Abstract

This article is an attempt to find the systematic bases of therapeutic organization in north-eastern Tanzania, based on recent research in Galambo, Lushoto District. The whole of Tanzania suffered a long period of very low investment in either health care or public health during the colonial period. During that time the costs of reproduction of labor were borne in the countryside, mostly by women and children. Neglect by the colonial powers left a sphere of rural autonomy in medical matters, in which a number of therapeutic systems and sets of ideas fourished side by side, with no one therapeutic tradition establishing an effective monopoly. How then is a socially approved course of therapy determined? One possible answer to this question—based on shared world-view and shared assumptions about the causes of illness—is rejected. Evidence shows clearly that individuals disagree fundamentally on theories of illness causation. Radical scepticism concerning the validity of spirit-causation of illness, and of sorcery-explanation, is common. The boundaries of the system are shaped by the power of the government and (among those who are Christians) the authority of the church. The government has decided that cholera and tuberculosis must be treated within the biomedical tradition. The chruch tries unsuccessfully to limit its adherents to the use of hospital medicines or simple herbal therapies. The system as it works in actual practice is shaped by two principles. First, treatment is diagnosis.

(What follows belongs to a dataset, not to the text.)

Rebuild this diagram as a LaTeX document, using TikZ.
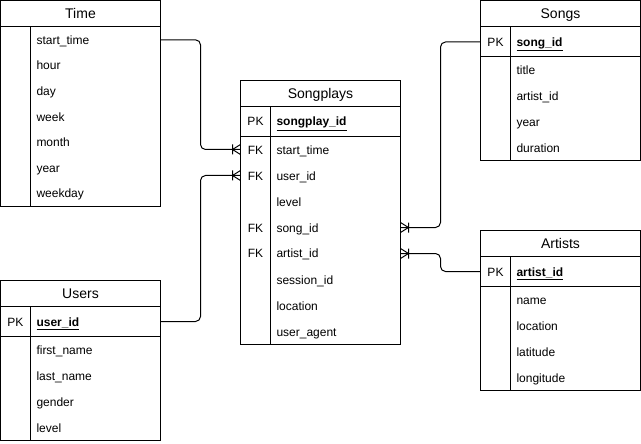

The only way to know with certainty the cause of a particular illness is to treat that cause and see if the condition improves. In many circumstances therapies are tried primarily to advance the process of diagnosis. Some treatments are structured so that only a part of the treatment need be tried initially, for diagnostic purposes, with the rest completed if the initial results are positive. The second principle is that the range of therapies is determined by the range of therapy managers. Therapeutic options supported by a relative or neighbor of the patient are almost never rejected, even if the patient or other therapy managers disagree with the assessment or therapeutic theory. Because of this each individual whose illness continues over a period of time tends to be treated by a wide range of practitioners.